Work required = Write out the listing, please, but only from its first line through the line containing "var projectedTotal = 2021;", exactly as given and without pictures.

Recorded data =
^^^^^^^^^^^^^^^^
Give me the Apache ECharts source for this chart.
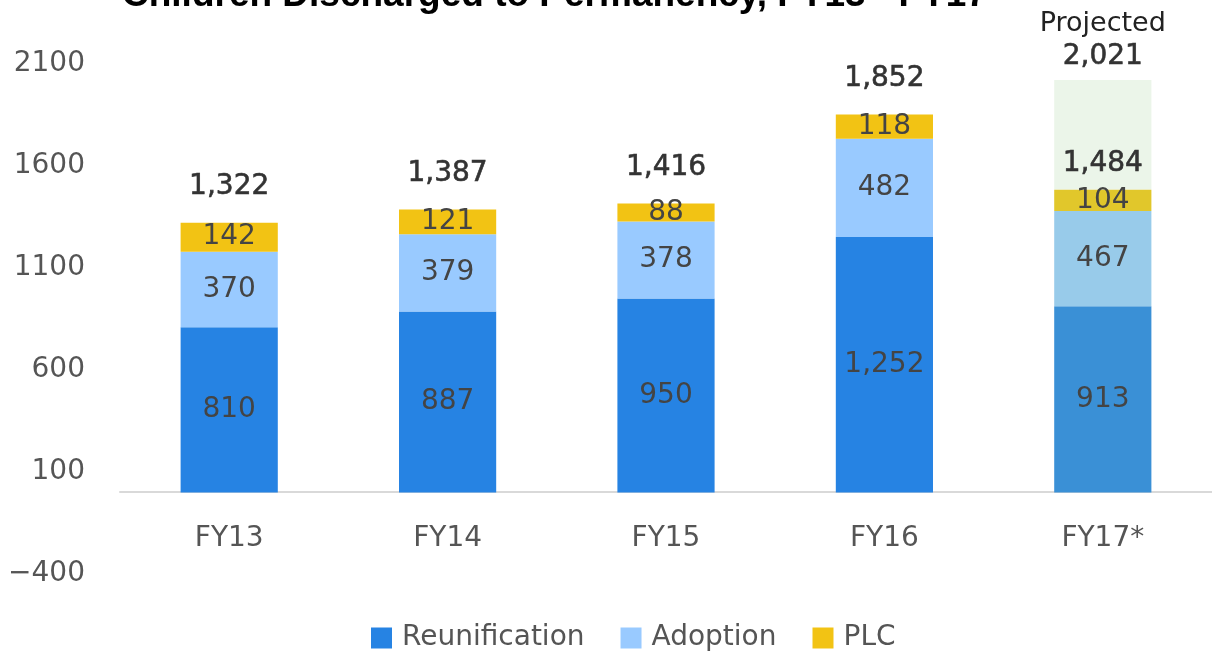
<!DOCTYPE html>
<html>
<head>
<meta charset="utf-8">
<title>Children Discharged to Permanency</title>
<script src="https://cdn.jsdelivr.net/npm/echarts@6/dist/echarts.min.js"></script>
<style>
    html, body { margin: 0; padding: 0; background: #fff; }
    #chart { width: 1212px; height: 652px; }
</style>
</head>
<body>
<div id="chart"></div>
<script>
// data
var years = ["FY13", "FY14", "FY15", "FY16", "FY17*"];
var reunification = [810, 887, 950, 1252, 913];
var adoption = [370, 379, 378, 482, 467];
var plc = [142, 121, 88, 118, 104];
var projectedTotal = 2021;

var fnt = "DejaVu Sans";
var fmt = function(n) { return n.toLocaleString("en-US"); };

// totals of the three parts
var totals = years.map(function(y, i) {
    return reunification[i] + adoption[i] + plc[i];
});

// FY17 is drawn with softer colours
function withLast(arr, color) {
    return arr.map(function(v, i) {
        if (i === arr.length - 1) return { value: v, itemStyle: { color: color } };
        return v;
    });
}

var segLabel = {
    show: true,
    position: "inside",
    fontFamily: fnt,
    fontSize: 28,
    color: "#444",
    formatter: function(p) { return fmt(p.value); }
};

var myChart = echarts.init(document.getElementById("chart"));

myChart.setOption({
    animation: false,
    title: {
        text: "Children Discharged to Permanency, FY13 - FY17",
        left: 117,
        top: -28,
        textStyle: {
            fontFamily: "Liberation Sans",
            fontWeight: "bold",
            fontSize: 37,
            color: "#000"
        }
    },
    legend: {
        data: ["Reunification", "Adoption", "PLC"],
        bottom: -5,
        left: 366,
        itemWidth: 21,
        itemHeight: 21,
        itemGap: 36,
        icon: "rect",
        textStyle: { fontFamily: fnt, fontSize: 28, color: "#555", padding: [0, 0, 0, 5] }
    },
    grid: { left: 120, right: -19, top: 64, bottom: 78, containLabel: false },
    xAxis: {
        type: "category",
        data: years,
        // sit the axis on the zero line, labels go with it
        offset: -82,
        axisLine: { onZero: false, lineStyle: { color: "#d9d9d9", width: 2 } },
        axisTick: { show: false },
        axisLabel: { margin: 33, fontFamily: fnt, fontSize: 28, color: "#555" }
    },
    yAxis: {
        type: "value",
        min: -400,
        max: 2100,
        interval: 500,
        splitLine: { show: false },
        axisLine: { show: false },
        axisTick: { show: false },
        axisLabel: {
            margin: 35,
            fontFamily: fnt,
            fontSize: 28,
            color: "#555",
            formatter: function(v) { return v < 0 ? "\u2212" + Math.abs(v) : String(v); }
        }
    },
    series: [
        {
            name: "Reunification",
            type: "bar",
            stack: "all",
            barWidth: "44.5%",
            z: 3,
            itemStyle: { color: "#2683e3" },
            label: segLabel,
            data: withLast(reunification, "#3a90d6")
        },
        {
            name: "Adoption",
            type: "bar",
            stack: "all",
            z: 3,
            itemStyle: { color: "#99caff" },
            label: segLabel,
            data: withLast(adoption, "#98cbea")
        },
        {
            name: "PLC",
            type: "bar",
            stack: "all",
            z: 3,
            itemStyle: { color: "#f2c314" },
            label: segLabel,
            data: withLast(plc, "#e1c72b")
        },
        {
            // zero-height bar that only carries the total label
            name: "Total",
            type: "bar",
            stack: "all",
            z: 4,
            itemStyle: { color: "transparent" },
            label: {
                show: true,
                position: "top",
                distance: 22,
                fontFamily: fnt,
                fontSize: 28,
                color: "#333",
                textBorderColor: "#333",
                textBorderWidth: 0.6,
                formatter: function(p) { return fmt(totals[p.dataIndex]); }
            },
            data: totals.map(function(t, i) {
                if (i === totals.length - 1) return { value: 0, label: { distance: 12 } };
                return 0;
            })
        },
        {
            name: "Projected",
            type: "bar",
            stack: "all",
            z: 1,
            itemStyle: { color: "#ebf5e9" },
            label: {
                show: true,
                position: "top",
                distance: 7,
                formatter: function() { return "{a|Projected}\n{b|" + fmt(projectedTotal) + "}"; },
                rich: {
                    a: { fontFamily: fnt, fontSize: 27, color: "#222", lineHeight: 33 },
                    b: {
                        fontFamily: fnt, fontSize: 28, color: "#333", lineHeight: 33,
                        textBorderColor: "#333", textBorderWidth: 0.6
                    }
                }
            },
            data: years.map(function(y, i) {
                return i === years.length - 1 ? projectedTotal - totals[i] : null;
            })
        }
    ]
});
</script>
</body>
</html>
^^^^^^^^^^^^^^^^
Output for this exercise =
Give me the Apache ECharts source for this chart.
<!DOCTYPE html>
<html>
<head>
<meta charset="utf-8">
<title>Children Discharged to Permanency</title>
<script src="https://cdn.jsdelivr.net/npm/echarts@6/dist/echarts.min.js"></script>
<style>
    html, body { margin: 0; padding: 0; background: #fff; }
    #chart { width: 1212px; height: 652px; }
</style>
</head>
<body>
<div id="chart"></div>
<script>
// data
var years = ["FY13", "FY14", "FY15", "FY16", "FY17*"];
var reunification = [810, 887, 950, 1252, 913];
var adoption = [370, 379, 378, 482, 467];
var plc = [142, 121, 88, 118, 104];
var projectedTotal = 2021;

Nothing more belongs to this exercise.